Red light cameras come to Round Rock
Add Round Rock to the list of cities with red light cameras.
The city of Round Rock is still in the process of getting its red-light cameras in place after unanimously approving their use in September.
Assistant Police Chief Tim Ryle - who initially hoped to have the program up and running by the first of the year - said the city is still working on selecting a vendor to implement the program.
"We haven't quite gotten there yet," Ryle said. "We are hoping to award a contract during a city council meeting this month.
"Hopefully the vendor will be able to get to work on it in February. That's the kind of time frame we're working with right now."
After the initial approval of the ordinance in September, Ryle said he considers the implementation of a red-light camera program a force multiplier and more efficient than having police officers patrolling problem intersections.
"This is a great example of how improvements in technology bring improvements to the police department," Ryle said. "Because officers will not need to be patrolling those intersections, it will free them up to address other issues."
That's a point that doesn't get as much discussion as perhaps it should.
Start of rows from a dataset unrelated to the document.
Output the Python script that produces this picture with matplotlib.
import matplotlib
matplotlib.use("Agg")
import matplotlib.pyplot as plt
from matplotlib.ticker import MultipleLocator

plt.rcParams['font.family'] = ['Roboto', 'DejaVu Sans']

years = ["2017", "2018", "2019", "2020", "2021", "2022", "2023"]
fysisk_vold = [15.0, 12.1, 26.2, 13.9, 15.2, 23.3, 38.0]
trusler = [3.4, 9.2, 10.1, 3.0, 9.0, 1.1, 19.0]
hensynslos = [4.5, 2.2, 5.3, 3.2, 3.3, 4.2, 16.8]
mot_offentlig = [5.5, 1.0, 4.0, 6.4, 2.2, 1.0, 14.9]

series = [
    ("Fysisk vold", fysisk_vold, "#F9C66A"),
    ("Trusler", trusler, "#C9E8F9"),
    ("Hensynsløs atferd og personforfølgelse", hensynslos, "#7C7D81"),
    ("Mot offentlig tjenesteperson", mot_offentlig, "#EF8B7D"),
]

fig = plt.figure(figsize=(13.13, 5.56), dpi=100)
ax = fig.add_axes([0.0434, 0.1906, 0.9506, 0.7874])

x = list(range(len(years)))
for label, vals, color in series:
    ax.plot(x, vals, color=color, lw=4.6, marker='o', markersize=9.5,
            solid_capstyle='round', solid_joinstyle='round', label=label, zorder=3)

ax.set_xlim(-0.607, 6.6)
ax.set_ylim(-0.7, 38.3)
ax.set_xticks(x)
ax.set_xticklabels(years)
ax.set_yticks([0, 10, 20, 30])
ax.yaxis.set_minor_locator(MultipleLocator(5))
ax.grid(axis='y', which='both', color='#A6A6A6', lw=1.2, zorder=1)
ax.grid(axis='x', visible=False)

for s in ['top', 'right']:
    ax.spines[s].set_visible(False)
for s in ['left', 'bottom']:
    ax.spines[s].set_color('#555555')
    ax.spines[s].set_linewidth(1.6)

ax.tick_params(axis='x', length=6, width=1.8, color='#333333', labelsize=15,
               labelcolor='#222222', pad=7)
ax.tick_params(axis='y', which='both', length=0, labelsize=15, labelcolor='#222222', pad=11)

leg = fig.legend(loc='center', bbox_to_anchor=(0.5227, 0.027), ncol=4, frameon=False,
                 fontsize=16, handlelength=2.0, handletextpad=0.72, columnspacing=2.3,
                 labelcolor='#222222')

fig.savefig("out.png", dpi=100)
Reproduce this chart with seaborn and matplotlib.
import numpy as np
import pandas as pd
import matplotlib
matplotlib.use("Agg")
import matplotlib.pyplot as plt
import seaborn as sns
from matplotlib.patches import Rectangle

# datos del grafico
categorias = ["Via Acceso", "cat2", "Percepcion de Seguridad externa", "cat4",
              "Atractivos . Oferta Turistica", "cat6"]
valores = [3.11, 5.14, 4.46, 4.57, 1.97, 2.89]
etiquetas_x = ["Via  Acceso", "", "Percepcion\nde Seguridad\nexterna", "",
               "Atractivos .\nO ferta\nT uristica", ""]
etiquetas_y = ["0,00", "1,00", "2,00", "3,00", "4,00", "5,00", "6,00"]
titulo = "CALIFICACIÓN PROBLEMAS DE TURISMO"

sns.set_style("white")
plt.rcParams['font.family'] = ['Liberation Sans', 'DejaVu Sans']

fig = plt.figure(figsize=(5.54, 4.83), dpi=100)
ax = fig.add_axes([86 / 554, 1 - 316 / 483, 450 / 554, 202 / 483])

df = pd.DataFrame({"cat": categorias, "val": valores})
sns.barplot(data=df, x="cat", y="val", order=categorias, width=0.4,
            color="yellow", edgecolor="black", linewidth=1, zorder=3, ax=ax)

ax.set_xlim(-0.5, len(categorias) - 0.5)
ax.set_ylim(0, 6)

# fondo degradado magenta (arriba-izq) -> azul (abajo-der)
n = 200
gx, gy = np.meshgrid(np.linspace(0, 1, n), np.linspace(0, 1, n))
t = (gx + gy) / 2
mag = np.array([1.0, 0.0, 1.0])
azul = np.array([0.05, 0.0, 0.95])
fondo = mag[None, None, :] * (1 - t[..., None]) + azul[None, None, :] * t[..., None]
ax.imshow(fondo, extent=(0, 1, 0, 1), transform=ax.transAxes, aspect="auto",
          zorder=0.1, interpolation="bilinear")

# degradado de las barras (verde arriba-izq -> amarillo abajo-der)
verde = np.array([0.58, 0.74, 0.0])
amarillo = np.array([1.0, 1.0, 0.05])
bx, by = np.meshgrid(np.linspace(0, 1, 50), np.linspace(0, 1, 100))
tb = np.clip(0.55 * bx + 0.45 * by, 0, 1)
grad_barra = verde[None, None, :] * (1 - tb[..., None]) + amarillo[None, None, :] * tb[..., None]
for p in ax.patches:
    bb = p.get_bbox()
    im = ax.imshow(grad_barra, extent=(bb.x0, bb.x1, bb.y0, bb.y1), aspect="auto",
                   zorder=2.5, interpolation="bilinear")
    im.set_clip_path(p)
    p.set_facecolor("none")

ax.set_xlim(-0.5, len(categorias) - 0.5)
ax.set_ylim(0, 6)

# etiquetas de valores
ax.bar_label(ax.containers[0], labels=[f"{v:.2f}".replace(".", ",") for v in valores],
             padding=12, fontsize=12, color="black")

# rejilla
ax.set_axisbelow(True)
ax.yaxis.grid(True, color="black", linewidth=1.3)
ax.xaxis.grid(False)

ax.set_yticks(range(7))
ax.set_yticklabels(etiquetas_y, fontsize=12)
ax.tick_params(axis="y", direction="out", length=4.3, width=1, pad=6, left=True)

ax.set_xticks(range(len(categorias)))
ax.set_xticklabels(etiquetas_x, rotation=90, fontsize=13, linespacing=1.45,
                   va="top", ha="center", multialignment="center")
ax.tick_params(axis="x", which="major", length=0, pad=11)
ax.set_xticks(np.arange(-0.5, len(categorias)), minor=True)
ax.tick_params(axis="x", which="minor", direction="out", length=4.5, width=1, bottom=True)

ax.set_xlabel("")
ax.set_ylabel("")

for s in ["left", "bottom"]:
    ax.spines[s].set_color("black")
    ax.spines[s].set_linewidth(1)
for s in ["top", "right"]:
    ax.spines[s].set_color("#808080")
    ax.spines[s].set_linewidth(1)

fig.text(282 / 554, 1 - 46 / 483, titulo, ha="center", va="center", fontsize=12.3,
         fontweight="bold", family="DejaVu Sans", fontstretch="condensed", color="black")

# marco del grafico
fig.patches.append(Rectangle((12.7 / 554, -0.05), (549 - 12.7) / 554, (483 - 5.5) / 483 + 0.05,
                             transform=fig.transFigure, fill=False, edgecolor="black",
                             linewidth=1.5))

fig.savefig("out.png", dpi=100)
There's a decent argument to be made that the cameras can help cities spend their traffic-enforcement dollars more wisely. Certainly, it's cheaper to have the cameras than a patrol car or two staked out. As with so many other aspects
of the red light camera debate, it's not something I've seen the cameras' opponents talk about. Eye on Williamson
Posted by Charles Kuffner on January 12, 2008 to Planes, Trains, and Automobiles
Actually I've heard many people talk about it, I've just never seen a media source that included it in their story on cameras. Its not as sensational as quotes about money-grabs.
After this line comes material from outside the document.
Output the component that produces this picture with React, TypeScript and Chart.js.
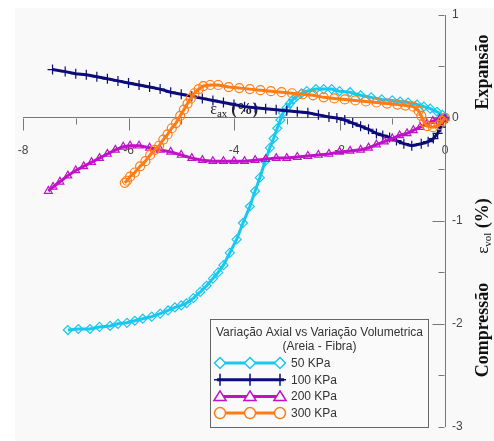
import React, { useEffect, useRef } from 'react';
import { Chart, registerables } from 'chart.js';

Chart.register(...registerables);

const legendTitle1 = 'Variação Axial vs Variação Volumetrica';
const legendTitle2 = '(Areia - Fibra)';
const seriesLabels = ['50 KPa', '100 KPa', '200 KPa', '300 KPa'];
const seriesColors = ['#19c8f0', '#0c0c78', '#c012c8', '#ff7c14'];
const seriesMarkers = ['rectRot', 'cross', 'triangle', 'circle'];
const xMajorTicks = [-8, -6, -4, -2, 0];
const xMinorTicks = [-7, -5, -3, -1];
const yMajorTicks = [-2, -1, 0];
const yMinorTicks = [-3, -2.5, -1.5, -0.5, 0.5, 1];

// 50 KPa (cyan, diamonds)
const s50: [number, number][] = [
  [0, 0], [-0.05, 0.03], [-0.15, 0.06], [-0.28, 0.09], [-0.4, 0.11], [-0.53, 0.13], [-0.7, 0.15],
  [-0.85, 0.16], [-1.0, 0.17], [-1.2, 0.18], [-1.4, 0.2], [-1.6, 0.22], [-1.8, 0.25], [-2.0, 0.26],
  [-2.15, 0.28], [-2.3, 0.28], [-2.45, 0.28], [-2.62, 0.26], [-2.72, 0.24], [-2.81, 0.21], [-2.88, 0.18],
  [-2.94, 0.14], [-3.0, 0.1], [-3.07, 0.05], [-3.12, -0.02], [-3.18, -0.1], [-3.25, -0.2], [-3.32, -0.29],
  [-3.41, -0.42], [-3.51, -0.58], [-3.6, -0.71], [-3.7, -0.86], [-3.83, -1.02], [-3.95, -1.18],
  [-4.08, -1.31], [-4.2, -1.43], [-4.3, -1.5], [-4.4, -1.56], [-4.52, -1.63], [-4.64, -1.69],
  [-4.77, -1.75], [-4.9, -1.8], [-5.0, -1.82], [-5.12, -1.84], [-5.25, -1.87], [-5.4, -1.9],
  [-5.56, -1.93], [-5.73, -1.95], [-5.88, -1.97], [-6.03, -1.99], [-6.2, -2.0], [-6.35, -2.02],
  [-6.55, -2.03], [-6.73, -2.05], [-6.95, -2.05], [-7.15, -2.06],
];

// 100 KPa (navy, crosses)
const s100: [number, number][] = [
  [0, 0], [-0.04, -0.04], [-0.08, -0.09], [-0.14, -0.15], [-0.22, -0.2], [-0.32, -0.23], [-0.45, -0.25],
  [-0.63, -0.27], [-0.78, -0.25], [-0.92, -0.22], [-1.05, -0.19], [-1.18, -0.17], [-1.3, -0.15],
  [-1.45, -0.11], [-1.6, -0.08], [-1.75, -0.05], [-1.9, -0.02], [-2.05, 0.0], [-2.2, 0.01], [-2.4, 0.03],
  [-2.6, 0.05], [-2.8, 0.06], [-3.0, 0.07], [-3.2, 0.08], [-3.4, 0.09], [-3.6, 0.1], [-3.8, 0.11],
  [-4.0, 0.13], [-4.2, 0.15], [-4.4, 0.17], [-4.6, 0.19], [-4.8, 0.21], [-5.0, 0.23], [-5.2, 0.25],
  [-5.4, 0.28], [-5.6, 0.3], [-5.8, 0.32], [-6.0, 0.34], [-6.2, 0.36], [-6.4, 0.38], [-6.6, 0.4],
  [-6.8, 0.42], [-7.0, 0.43], [-7.2, 0.45], [-7.44, 0.47],
];

// 200 KPa (purple, triangles)
const s200: [number, number][] = [
  [0, 0], [-0.1, -0.01], [-0.23, -0.03], [-0.35, -0.06], [-0.47, -0.09], [-0.6, -0.12], [-0.72, -0.15],
  [-0.86, -0.17], [-1.0, -0.2], [-1.15, -0.23], [-1.3, -0.26], [-1.45, -0.29], [-1.6, -0.31],
  [-1.8, -0.32], [-2.0, -0.33], [-2.2, -0.35], [-2.4, -0.36], [-2.6, -0.37], [-2.8, -0.38], [-3.0, -0.39],
  [-3.2, -0.39], [-3.4, -0.4], [-3.6, -0.41], [-3.8, -0.42], [-4.0, -0.42], [-4.2, -0.42], [-4.4, -0.42],
  [-4.6, -0.41], [-4.8, -0.39], [-5.0, -0.36], [-5.2, -0.33], [-5.4, -0.31], [-5.6, -0.29], [-5.8, -0.27],
  [-5.97, -0.27], [-6.1, -0.28], [-6.25, -0.31], [-6.4, -0.35], [-6.55, -0.39], [-6.7, -0.43],
  [-6.85, -0.47], [-7.0, -0.51], [-7.15, -0.56], [-7.3, -0.62], [-7.43, -0.67], [-7.52, -0.71],
];

// 300 KPa (orange, circles)
const s300: [number, number][] = [
  [0, 0], [-0.05, -0.03], [-0.12, -0.07], [-0.23, -0.09], [-0.34, -0.08], [-0.4, -0.04], [-0.45, 0.02],
  [-0.5, 0.07], [-0.6, 0.11], [-0.75, 0.12], [-0.9, 0.13], [-1.1, 0.14], [-1.3, 0.15], [-1.5, 0.16],
  [-1.7, 0.17], [-1.9, 0.18], [-2.1, 0.19], [-2.3, 0.2], [-2.5, 0.22], [-2.7, 0.23], [-2.9, 0.24],
  [-3.1, 0.25], [-3.3, 0.26], [-3.5, 0.27], [-3.7, 0.28], [-3.9, 0.29], [-4.1, 0.3], [-4.3, 0.32],
  [-4.45, 0.32], [-4.58, 0.31], [-4.67, 0.28], [-4.75, 0.24], [-4.82, 0.19], [-4.88, 0.14], [-4.95, 0.08],
  [-5.02, 0.02], [-5.1, -0.05], [-5.18, -0.1], [-5.26, -0.16], [-5.34, -0.21], [-5.42, -0.27],
  [-5.5, -0.31], [-5.59, -0.36], [-5.68, -0.42], [-5.78, -0.47], [-5.88, -0.53], [-5.97, -0.57],
  [-6.03, -0.61], [-6.07, -0.63],
];

const allSeries = [s50, s100, s200, s300];

const SANS = '"Liberation Sans", Arial, sans-serif';
const SERIF = '"Liberation Serif", "Times New Roman", serif';
const PLOT_BG = '#f9f9f9';

function drawMarker(ctx: CanvasRenderingContext2D, style: string, x: number, y: number, r: number) {
  ctx.beginPath();
  if (style === 'rectRot') {
    ctx.moveTo(x, y - r);
    ctx.lineTo(x + r, y);
    ctx.lineTo(x, y + r);
    ctx.lineTo(x - r, y);
    ctx.closePath();
    ctx.fill();
    ctx.stroke();
  } else if (style === 'cross') {
    ctx.moveTo(x, y - r);
    ctx.lineTo(x, y + r);
    ctx.moveTo(x - r, y);
    ctx.lineTo(x + r, y);
    ctx.stroke();
  } else if (style === 'triangle') {
    ctx.moveTo(x, y - r);
    ctx.lineTo(x + r * 1.1, y + r * 0.75);
    ctx.lineTo(x - r * 1.1, y + r * 0.75);
    ctx.closePath();
    ctx.fill();
    ctx.stroke();
  } else {
    ctx.arc(x, y, r, 0, Math.PI * 2);
    ctx.fill();
    ctx.stroke();
  }
}

function drawComposite(
  ctx: CanvasRenderingContext2D,
  parts: { text: string; font: string; dy: number }[],
  cx: number,
  baseY: number,
  align: 'center' | 'left'
) {
  let total = 0;
  const widths = parts.map((p) => {
    ctx.font = p.font;
    const w = ctx.measureText(p.text).width;
    total += w;
    return w;
  });
  let x = align === 'center' ? cx - total / 2 : cx;
  ctx.textAlign = 'left';
  ctx.textBaseline = 'alphabetic';
  parts.forEach((p, i) => {
    ctx.font = p.font;
    ctx.fillText(p.text, x, baseY + p.dy);
    x += widths[i];
  });
}

const backgroundPlugin = {
  id: 'pageBackground',
  beforeDraw(chart: any) {
    const ctx = chart.ctx as CanvasRenderingContext2D;
    ctx.save();
    ctx.fillStyle = '#ffffff';
    ctx.fillRect(0, 0, chart.width, chart.height);
    ctx.fillStyle = PLOT_BG;
    ctx.fillRect(15, 8, chart.width - 15, chart.height - 8);
    ctx.restore();
  },
};

const ticksAndTitlePlugin = {
  id: 'ticksAndTitle',
  beforeDatasetsDraw(chart: any) {
    const ctx = chart.ctx as CanvasRenderingContext2D;
    const xs = chart.scales.x;
    const ys = chart.scales.y;
    const y0 = Math.round(ys.getPixelForValue(0)) + 0.5;
    const x0 = Math.round(xs.getPixelForValue(0)) - 0.5;
    ctx.save();
    ctx.strokeStyle = '#777';
    ctx.lineWidth = 1;
    ctx.beginPath();
    xMajorTicks.forEach((v) => {
      const px = Math.round(xs.getPixelForValue(v)) + 0.5;
      ctx.moveTo(px, y0);
      ctx.lineTo(px, y0 + 12);
    });
    xMinorTicks.forEach((v) => {
      const px = Math.round(xs.getPixelForValue(v)) + 0.5;
      ctx.moveTo(px, y0);
      ctx.lineTo(px, y0 + 6);
    });
    yMajorTicks.forEach((v) => {
      const py = Math.round(ys.getPixelForValue(v)) + 0.5;
      ctx.moveTo(x0, py);
      ctx.lineTo(x0 - 12, py);
    });
    yMinorTicks.forEach((v) => {
      const py = Math.round(ys.getPixelForValue(v)) + 0.5;
      ctx.moveTo(x0, py);
      ctx.lineTo(x0 - 6, py);
    });
    ctx.stroke();

    // x axis title, sits just above the axis, under the curves
    ctx.fillStyle = '#222';
    const tx = xs.getPixelForValue(-4.45);
    drawComposite(
      ctx,
      [
        { text: 'ε', font: `16px ${SERIF}`, dy: 0 },
        { text: 'ax', font: `11px ${SERIF}`, dy: 3 },
        { text: ' (%)', font: `bold 16px ${SERIF}`, dy: 0 },
      ],
      tx,
      y0 - 5,
      'left'
    );
    ctx.restore();
  },
  afterDraw(chart: any) {
    const ctx = chart.ctx as CanvasRenderingContext2D;
    const area = chart.chartArea;
    ctx.save();
    ctx.fillStyle = '#111';
    const bx = area.right + 43;
    const rot = (cy: number, fn: () => void) => {
      ctx.save();
      ctx.translate(bx, cy);
      ctx.rotate(-Math.PI / 2);
      fn();
      ctx.restore();
    };
    rot(72, () => {
      drawComposite(ctx, [{ text: 'Expansão', font: `bold 18px ${SERIF}`, dy: 0 }], 0, 0, 'center');
    });
    rot(226, () => {
      drawComposite(
        ctx,
        [
          { text: 'ε', font: `17px ${SERIF}`, dy: 0 },
          { text: 'vol', font: `11px ${SERIF}`, dy: 3 },
          { text: ' (%)', font: `bold 18px ${SERIF}`, dy: 0 },
        ],
        0,
        0,
        'center'
      );
    });
    rot(330, () => {
      drawComposite(ctx, [{ text: 'Compressão', font: `bold 18px ${SERIF}`, dy: 0 }], 0, 0, 'center');
    });

    // Legend box
    const lx = 210.5;
    const ly = 319.5;
    const lw = 218;
    const lh = 108;
    ctx.fillStyle = '#fafafa';
    ctx.fillRect(lx, ly, lw, lh);
    ctx.strokeStyle = '#666';
    ctx.lineWidth = 1;
    ctx.strokeRect(lx, ly, lw, lh);
    ctx.fillStyle = '#333';
    ctx.font = `12px ${SANS}`;
    ctx.textAlign = 'center';
    ctx.textBaseline = 'middle';
    ctx.fillText(legendTitle1, lx + lw / 2, 333);
    ctx.fillText(legendTitle2, lx + lw / 2, 347);
    seriesLabels.forEach((label, i) => {
      const cy = 363 + i * 16.7;
      const c = seriesColors[i];
      ctx.strokeStyle = c;
      ctx.lineWidth = 3;
      ctx.beginPath();
      ctx.moveTo(217, cy);
      ctx.lineTo(284, cy);
      ctx.stroke();
      ctx.lineWidth = 1.5;
      ctx.fillStyle = '#fafafa';
      [220, 250, 280].forEach((mx) => drawMarker(ctx, seriesMarkers[i], mx, cy, seriesMarkers[i] === 'cross' ? 6 : 5.5));
      ctx.fillStyle = '#333';
      ctx.font = `12px ${SANS}`;
      ctx.textAlign = 'left';
      ctx.textBaseline = 'middle';
      ctx.fillText(label, 291, cy + 0.5);
    });
    ctx.restore();
  },
};

export default function App() {
  const canvasRef = useRef<HTMLCanvasElement | null>(null);

  useEffect(() => {
    const canvas = canvasRef.current;
    if (!canvas) return;
    const tickFont = { family: SANS, size: 12 };
    const chart = new Chart(canvas, {
      type: 'scatter',
      data: {
        datasets: allSeries.map((s, i) => ({
          label: seriesLabels[i],
          data: s.map(([x, y]) => ({ x, y })),
          showLine: true,
          borderColor: seriesColors[i],
          backgroundColor: 'rgba(0,0,0,0)',
          borderWidth: 3,
          pointStyle: seriesMarkers[i] as any,
          pointRadius: seriesMarkers[i] === 'cross' ? 5 : 4.5,
          pointBorderWidth: 1.2,
          pointBorderColor: seriesColors[i],
          pointBackgroundColor: 'rgba(0,0,0,0)',
          tension: 0,
          clip: false as any,
          order: 4 - i,
        })),
      },
      options: {
        responsive: false,
        animation: false,
        devicePixelRatio: 1,
        layout: { padding: { left: 23, top: 15, right: 0, bottom: 3 } },
        plugins: {
          legend: { display: false },
          tooltip: { enabled: false },
        },
        scales: {
          x: {
            type: 'linear',
            min: -8,
            max: 0,
            position: { y: 0 } as any,
            afterFit: (s: any) => {
              s.height = 0;
            },
            grid: {
              display: true,
              drawOnChartArea: false,
              drawTicks: true,
              tickLength: 12,
              tickColor: 'rgba(0,0,0,0)',
            },
            border: { display: true, color: '#777', width: 1 },
            ticks: {
              stepSize: 2,
              autoSkip: false,
              maxRotation: 0,
              padding: 14,
              color: '#444',
              font: tickFont,
            },
          },
          y: {
            type: 'linear',
            min: -3,
            max: 1,
            position: 'right',
            afterFit: (s: any) => {
              s.width = 49;
            },
            grid: {
              display: true,
              drawOnChartArea: false,
              drawTicks: false,
              tickLength: 0,
            },
            border: { display: true, color: '#777', width: 1 },
            ticks: {
              stepSize: 1,
              autoSkip: false,
              padding: 7,
              color: '#444',
              font: tickFont,
            },
          },
        },
      },
      plugins: [backgroundPlugin, ticksAndTitlePlugin],
    } as any);
    return () => chart.destroy();
  }, []);

  return (
    <div style={{ position: 'fixed', left: 0, top: 0, width: 494, height: 441 }}>
      <canvas ref={canvasRef} width={494} height={441} style={{ display: 'block' }} />
    </div>
  );
}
Sure officers are freed up for other things, but it also means that there's an intersection that people can reasonably assume will have little to no police presence.
That's not a solution to a problem. How would you feel if you had a home or a business right near there?
Let's be honest, how much time are officers spending patrolling intersections for red light runners anyhow? I would wager it is significantly less than for other traffic violations and even non-traffic violations.